Hunger and Malnutrition
50 million more people will be forced into hunger by 2050 due to climate change and 75% of that number will be in Africa. A big increase in unpredictable weather related to climate change is affecting crops which mean that poor people can no longer grow enough food to feed their families. This is contributing to the current world food crisis which is causing one sixth of the world’s population to go hungry.
Depletion of resources
Earth`s natural resources are currently being consumed at an increasing and totally unsustainable level. With climate change, vital resources like food and water will be impacted and pressure on limited resources will increase resulting in conflicts. Oil, precious metals and many important resources are likely to become more scarce and therefore expensive
Displacement and Migration
Over half of the 4 billion people in Asia (60% of the world’s population) live near the coast, making them directly vulnerable to sea level rise. As poor countries feel the effects of climate change; the reality of relocation is of international concern. Pacific islanders will be among the world’s first people displaced because of climate change. Today there are an estimated 26 million climate refugees, yet by 2050, 200 million people a year will be on the move due to hunger, environmental degradation and loss of land due to climate change.
Water shortages will increase
Changes in rainfall, river flows and storm patterns have created some of the biggest climate change impacts being felt by people all over the world.. Many regions are experiencing longer dry seasons and increased drought. By 2020, between 75 million and 250 million people in Africa are expected to suffer increased water shortages due to climate change.
Increased risk of drought, fire and floods
As temperatures rise globally, droughts will become more frequent and more severe, with potentially devastating consequences for agriculture, water supply and human health. Hot temperatures and dry conditions also increase the likelihood of forest fires.
Climate scientists also say that other effect of climate change is likely to be more intense rainfall and flooding in certain areas.

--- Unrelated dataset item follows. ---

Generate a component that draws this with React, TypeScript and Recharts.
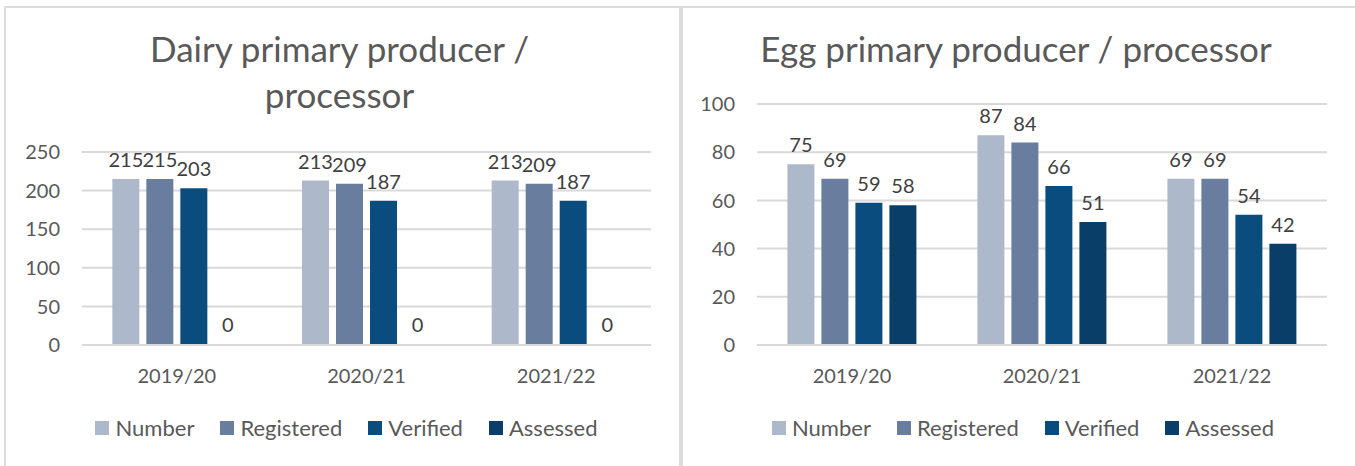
import React from 'react'
import { BarChart, Bar, XAxis, YAxis, CartesianGrid, LabelList, Rectangle } from 'recharts'

const years = ['2019/20', '2020/21', '2021/22']

const dairyNumber = [215, 213, 213]
const dairyRegistered = [215, 209, 209]
const dairyVerified = [203, 187, 187]
const dairyAssessed = [0, 0, 0]

const eggNumber = [75, 87, 69]
const eggRegistered = [69, 84, 69]
const eggVerified = [59, 66, 54]
const eggAssessed = [58, 51, 42]

const dairyTicks = [0, 50, 100, 150, 200, 250]
const eggTicks = [0, 20, 40, 60, 80, 100]

const seriesNames = ['Number', 'Registered', 'Verified', 'Assessed']
const seriesColors = ['#adb9ca', '#697e9e', '#0b4c7e', '#083e68']

const FONT = 'Lato, "Open Sans", sans-serif'
const GRID = '#d9d9d9'

const makeRows = (vals: number[][]) =>
  years.map((y, i) => ({
    year: y,
    Number: vals[0][i],
    Registered: vals[1][i],
    Verified: vals[2][i],
    Assessed: vals[3][i],
  }))

const dairyData = makeRows([dairyNumber, dairyRegistered, dairyVerified, dairyAssessed])
const eggData = makeRows([eggNumber, eggRegistered, eggVerified, eggAssessed])

type PanelProps = {
  left: number
  width: number
  plotLeft: number
  plotTop: number
  data: any[]
  ticks: number[]
  title: string[]
}

const Legendish = ({ left, width }: { left: number; width: number }) => (
  <div
    style={{
      position: 'absolute',
      left: left + 7,
      width,
      top: 414,
      display: 'flex',
      justifyContent: 'center',
      fontFamily: FONT,
      fontSize: 22,
      color: '#595959',
    }}
  >
    {seriesNames.map((n, i) => (
      <div key={n} style={{ display: 'flex', alignItems: 'center', marginRight: i < 3 ? 26 : 0 }}>
        <span style={{ width: 14, height: 14, background: seriesColors[i], marginRight: 6, display: 'inline-block' }} />
        <span>{n}</span>
      </div>
    ))}
  </div>
)

const ValueLabel = (props: any) => {
  const { x, y, width, value } = props
  return (
    <text
      x={x + width / 2}
      y={y - 12}
      textAnchor="middle"
      fill="#404040"
      fontSize={20}
      fontFamily={FONT}
    >
      {String(value)}
    </text>
  )
}

// zero values keep a 1px stub so the label is placed, but the stub isn't painted
const BarShape = (props: any) => {
  if (props.height <= 1) return <g />
  return <Rectangle {...props} />
}

const Panel = ({ left, width, plotLeft, plotTop, data, ticks, title }: PanelProps) => {
  const H = 466
  return (
    <>
      <div
        style={{
          position: 'absolute',
          left: left + 4,
          top: 6,
          width: width - 6,
          height: 480,
          borderLeft: '2px solid #dcdcdc',
          borderTop: '2px solid #dcdcdc',
          borderRight: '2px solid #dcdcdc',
        }}
      />
      <div
        style={{
          position: 'absolute',
          left,
          width,
          top: 25,
          textAlign: 'center',
          fontFamily: FONT,
          fontSize: 35,
          lineHeight: '46px',
          color: '#595959',
        }}
      >
        {title.map((t) => (
          <div key={t}>{t}</div>
        ))}
      </div>
      <div style={{ position: 'absolute', left, top: 0 }}>
        <BarChart
          width={width}
          height={H}
          data={data}
          barCategoryGap="16%"
          barGap={7}
          margin={{ top: plotTop, right: 28, left: 0, bottom: H - 345 - 30 }}
        >
          <CartesianGrid vertical={false} stroke={GRID} strokeWidth={2} />
          <XAxis
            dataKey="year"
            axisLine={{ stroke: GRID, strokeWidth: 2 }}
            tickLine={false}
            tickSize={0}
            tickMargin={24}
            tick={{ fill: '#595959', fontSize: 20, fontFamily: FONT }}
          />
          <YAxis
            width={plotLeft - left}
            domain={[0, ticks[ticks.length - 1]]}
            ticks={ticks}
            axisLine={false}
            tickLine={false}
            tickSize={0}
            tickMargin={22}
            tick={{ fill: '#595959', fontSize: 20, fontFamily: FONT }}
          />
          {seriesNames.map((n, i) => (
            <Bar
              key={n}
              dataKey={n}
              fill={seriesColors[i]}
              minPointSize={1}
              shape={BarShape}
              isAnimationActive={false}
            >
              <LabelList dataKey={n} content={ValueLabel} />
            </Bar>
          ))}
        </BarChart>
      </div>
      <Legendish left={left} width={width} />
    </>
  )
}

export default function App() {
  return (
    <div
      style={{
        position: 'absolute',
        left: 0,
        top: 0,
        width: 1355,
        height: 466,
        overflow: 'hidden',
        background: '#fff',
      }}
    >
      <Panel
        left={0}
        width={679}
        plotLeft={82}
        plotTop={152}
        data={dairyData}
        ticks={dairyTicks}
        title={['Dairy primary producer /', 'processor']}
      />
      <Panel
        left={677}
        width={678}
        plotLeft={757}
        plotTop={104}
        data={eggData}
        ticks={eggTicks}
        title={['Egg primary producer / processor']}
      />
    </div>
  )
}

World Bank warns of ‘4-degree’ threshold of global temperature increase. Heat-trapping gases emitted by power plants, automobiles, deforestation and other sources are warming up our planet. High temperatures are to blame for an increase in heat-related deaths and illness, rising seas, increased storm intensity. Higher temperatures on the earth`s surface at higher latitudes cause an increase in the emission of methane, a greenhouse gas that plays an important role in global warming. Higher temperatures are not just a consequence of climate change but can also worsen cause of it.
Extreme weather changes
Extreme weather will become more frequent and more dangerous. This intensification of weather and climate extremes will be the most visible impact of global warming in our everyday lives. Global warming is making hot days hotter, rainfall and flooding heavier, hurricanes stronger and droughts more severe. Projected changes in extreme events will have predominantly adverse impacts on ecosystems and human society.